Trump’s 'sense of inevitability' revealed as 'a mirage': conservative journalist

U.S. President Donald Trump delivers remarks on artificial intelligence at the Winning the AI Race Summit in Washington D.C., U.S., July 23, 2025. REUTERS Kent Nishimura
Bulwark White House correspondent Andrew Egger said President Donald Trump’s perceived strength right now is just a thin veneer.
Late-night host Jimmy Kimmel this week joked about Trump’s quick recovery from right-wing podcaster Charlie Kirk's assassination, and Federal Communications Commission Chairman Brendan Carr reacted by advising his employers to “find ways to take action on Kimmel.” Egger said Kimmel’s corporate employers “bent the knee, announcing the host was suspended indefinitely.”
It’s not the first time American media’s millionaire owners have capitulated to Trump, said Egger, who previously covered politics for The Dispatch and The Weekly Standard, but it doesn’t have to be like this.
“Every surrender Trump notches makes him push harder for the next. And it’s clearly paving the way for more surrenders to come. But this sense of inevitability is a mirage,” wrote Egger. “Trump’s ability to actually wield retaliatory power is nowhere near as massive as his ability to threaten it. And those who have actually fought back have tended to discover they are not nearly as resourceless as Trump wants them to believe.”
Take Trump’s attempt to remove Fed governor, Lisa Cook, “on a ridiculous pretext involving mortgage applications on properties she owns,” said Egger. “As in Kimmelgate, Trump has relied on a loyal functionary wielding a formerly nonpartisan executive-branch post as a political weapon.
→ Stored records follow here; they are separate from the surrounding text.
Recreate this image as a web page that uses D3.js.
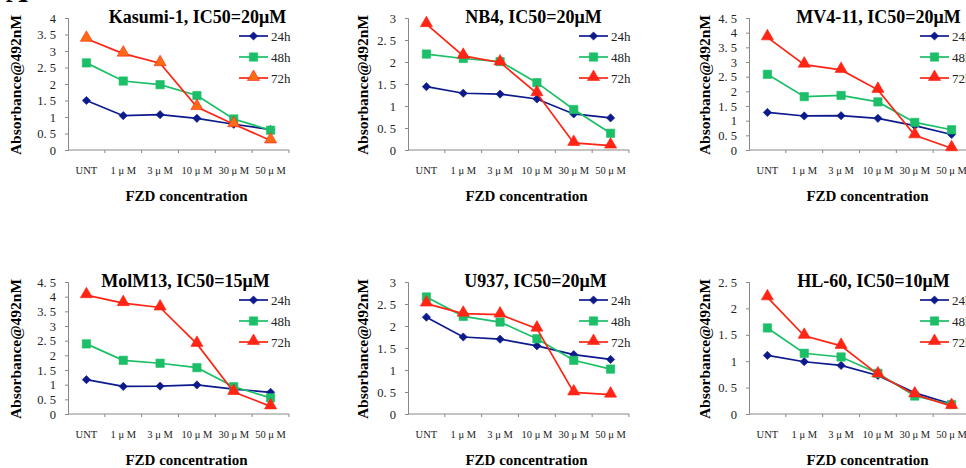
<!DOCTYPE html>
<html>
<head>
<meta charset="utf-8">
<script src="https://cdn.jsdelivr.net/npm/d3@7"></script>
<style>
body{margin:0;background:#fff;}
svg{display:block;}
</style>
</head>
<body>
<div id="chart"></div>
<script>
// dose levels on the x axis, as printed
var doses = ["UNT","1 μ M","3 μ M","10 μ M","30 μ M","50 μ M"];
var times = ["24h","48h","72h"];
var cellLines = ["Kasumi-1","NB4","MV4-11","MolM13","U937","HL-60"];
var ic50 = [20,20,20,15,20,10];
var yMax = [4,3,4.5,4.5,3,2.5];

// absorbance per cell line: rows are 24h, 48h, 72h
var kasumi1 = [[1.50,1.04,1.07,0.96,0.78,0.62],
               [2.64,2.09,1.98,1.65,0.94,0.60],
               [3.37,2.92,2.63,1.30,0.78,0.29]];
var nb4     = [[1.44,1.29,1.27,1.16,0.82,0.73],
               [2.18,2.08,2.01,1.53,0.92,0.38],
               [2.86,2.14,1.99,1.29,0.16,0.10]];
var mv411   = [[1.28,1.16,1.17,1.08,0.83,0.53],
               [2.58,1.82,1.86,1.64,0.94,0.69],
               [3.84,2.91,2.73,2.05,0.50,0.06]];
var molm13  = [[1.17,0.94,0.95,0.99,0.85,0.74],
               [2.39,1.83,1.73,1.58,0.93,0.55],
               [4.05,3.78,3.63,2.39,0.75,0.26]];
var u937    = [[2.20,1.75,1.70,1.55,1.35,1.24],
               [2.66,2.22,2.09,1.71,1.22,1.02],
               [2.51,2.28,2.26,1.94,0.49,0.44]];
var hl60    = [[1.11,0.99,0.92,0.73,0.40,0.19],
               [1.63,1.15,1.08,0.77,0.34,0.18],
               [2.21,1.48,1.29,0.75,0.37,0.15]];
var allData = [kasumi1,nb4,mv411,molm13,u937,hl60];

var lineColors = ["#0d1a8c","#1cbf68","#ff2414"];
var width = 966, height = 468;
var cols = [68,408,749], rows = [[18,150],[282,414]], plotW = 221;
var titleDx = [19,15,19,7,17,14];
var yLabelDx = [-53,-46,-45];
var serif = "Liberation Serif, DejaVu Serif, serif";

var svg = d3.select("#chart").append("svg")
    .attr("width",width).attr("height",height);

// cropped panel letter in the corner
svg.append("text")
    .attr("x",6).attr("y",2)
    .attr("font-family",serif).attr("font-weight","bold")
    .attr("font-size",30).text("A");

// diamond = square turned 45 degrees
var diamond = function(){ return d3.symbol().type(d3.symbolSquare).size(34)(); };
var square = function(){ return d3.symbol().type(d3.symbolSquare).size(70)(); };
var triangle = function(){ return d3.symbol().type(d3.symbolTriangle).size(64)(); };
var shapes = [diamond,square,triangle];
var shapeRot = [45,0,0];

allData.forEach(function(data,p){
    var x0 = cols[p%3], top = rows[Math.floor(p/3)][0], bottom = rows[Math.floor(p/3)][1];
    var g = svg.append("g");

    var xScale = d3.scaleBand().domain(doses).range([x0,x0+plotW]);
    var yScale = d3.scaleLinear().domain([0,yMax[p]]).range([bottom,top]);

    // y axis
    var yAxis = d3.axisLeft(yScale)
        .tickValues(d3.range(0,yMax[p]+0.01,0.5))
        .tickSize(3).tickPadding(9)
        .tickFormat(function(d){return String(d).replace(".",". ");});
    var ya = g.append("g").attr("transform","translate("+x0+",0)").call(yAxis);
    ya.select(".domain").attr("stroke","#888");
    ya.selectAll(".tick line").attr("stroke","#888");
    ya.selectAll("text").attr("font-family",serif).attr("font-size",12.5).attr("fill","#222");

    // x axis, ticks at the band edges
    var edges = doses.map(function(d){return xScale(d);}).concat([x0+plotW]);
    var xa = g.append("g");
    xa.append("line").attr("x1",x0).attr("x2",x0+plotW).attr("y1",bottom).attr("y2",bottom)
        .attr("stroke","#888");
    xa.selectAll(".xt").data(edges.slice(1)).enter().append("line")
        .attr("x1",function(d){return d;}).attr("x2",function(d){return d;})
        .attr("y1",bottom).attr("y2",bottom+3).attr("stroke","#888");
    xa.selectAll(".xl").data(doses).enter().append("text")
        .attr("x",function(d){return xScale(d)+xScale.bandwidth()/2;})
        .attr("y",bottom+24)
        .attr("text-anchor","middle")
        .attr("font-family",serif).attr("font-size",10.5).attr("fill","#222")
        .text(function(d){return d;});

    // axis titles
    g.append("text")
        .attr("transform","translate("+(x0+yLabelDx[p%3])+","+((top+bottom)/2+1)+") rotate(-90)")
        .attr("text-anchor","middle").attr("dominant-baseline","central")
        .attr("font-family",serif).attr("font-weight","bold").attr("font-size",15.5)
        .text("Absorbance@492nM");
    g.append("text")
        .attr("x",x0+plotW/2+8).attr("y",bottom+51)
        .attr("text-anchor","middle")
        .attr("font-family",serif).attr("font-weight","bold").attr("font-size",15)
        .text("FZD concentration");
    g.append("text")
        .attr("x",x0+plotW/2+titleDx[p]).attr("y",top+5)
        .attr("text-anchor","middle")
        .attr("font-family",serif).attr("font-weight","bold").attr("font-size",18)
        .text(cellLines[p]+", IC50="+ic50[p]+"μM");

    var line = d3.line()
        .x(function(d,i){return xScale(doses[i])+xScale.bandwidth()/2;})
        .y(function(d){return yScale(d);});

    data.forEach(function(vals,s){
        var fill = (p==0 && s==2) ? "#ff6a14" : lineColors[s];
        g.append("path").datum(vals)
            .attr("fill","none").attr("stroke",lineColors[s]).attr("stroke-width",1.7)
            .attr("d",line);
        g.selectAll(".m"+s).data(vals).enter().append("path")
            .attr("transform",function(d,i){
                return "translate("+line.x()(d,i)+","+(yScale(d)-(s==2?1:0))+") rotate("+shapeRot[s]+")";})
            .attr("d",shapes[s]())
            .attr("fill",fill).attr("stroke",lineColors[s]).attr("stroke-width",0.6);

        // legend
        var lx = x0+171, ly = top+18+s*21;
        g.append("line").attr("x1",lx).attr("x2",lx+29).attr("y1",ly).attr("y2",ly)
            .attr("stroke",lineColors[s]).attr("stroke-width",1.7);
        g.append("path")
            .attr("transform","translate("+(lx+14.5)+","+(ly-(s==2?1:0))+") rotate("+shapeRot[s]+")")
            .attr("d",shapes[s]()).attr("fill",fill).attr("stroke",lineColors[s]).attr("stroke-width",0.6);
        g.append("text").attr("x",lx+32).attr("y",ly+4.5)
            .attr("font-family",serif).attr("font-size",13).attr("fill","#222")
            .text(times[s]);
    });
});
</script>
</body>
</html>
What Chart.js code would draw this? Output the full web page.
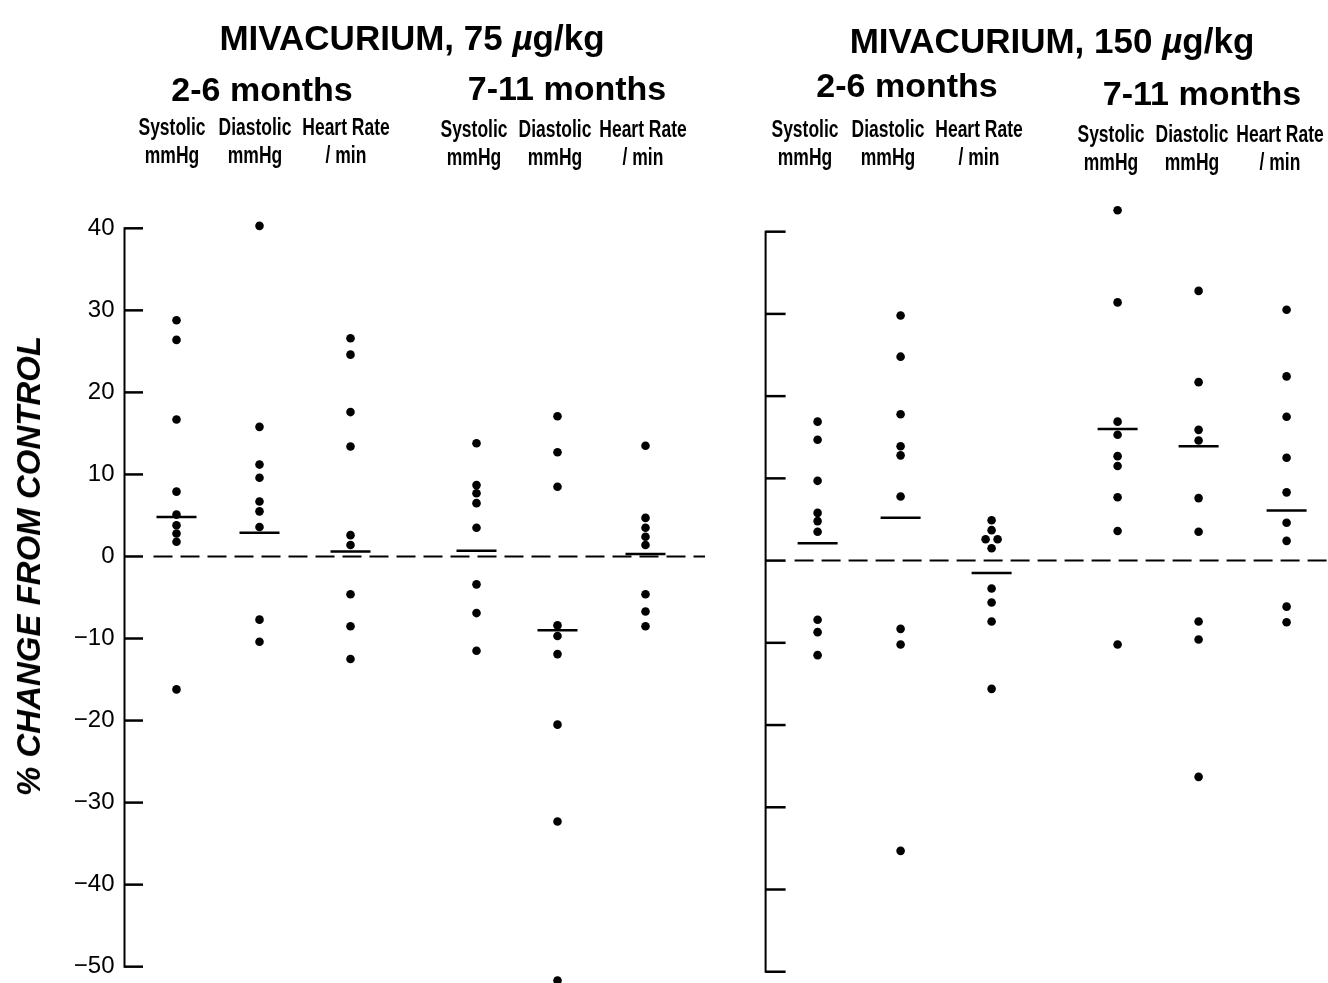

In Kimmel’s case, that’s been Carr at the FCC; in Cook’s, it’s been Federal Housing Finance Agency Director Bill Pulte.”
But Cook “fought back, suing to keep her job while arguing Trump lacked the statutory authority to fire her. And here’s the thing: So far, she’s winning,” said Egger. “And while Cook has been winning in court, the political case against her has been becoming a real headache for the White House. Reporting keeps coming out suggesting Cook may not actually be guilty of the mortgage-paperwork crimes of which Trump and co. have accused her. But you know who just might have committed similar transgressions? Bill Pulte’s own parents, Transportation Secretary Sean Duffy, Environmental Protection Agency Administrator Lee Zeldin, Labor Secretary Lori Chavez-DeRemer, and Treasury Secretary Scott Bessent.”
If Cook had rolled over and given up, Egger said she would have added to the snowball effect of one more person contributing to the permission structure for others to do the same.
“Whatever her ultimate fate … others should take note. The emperor has fewer clothes than you might think,” Egger said.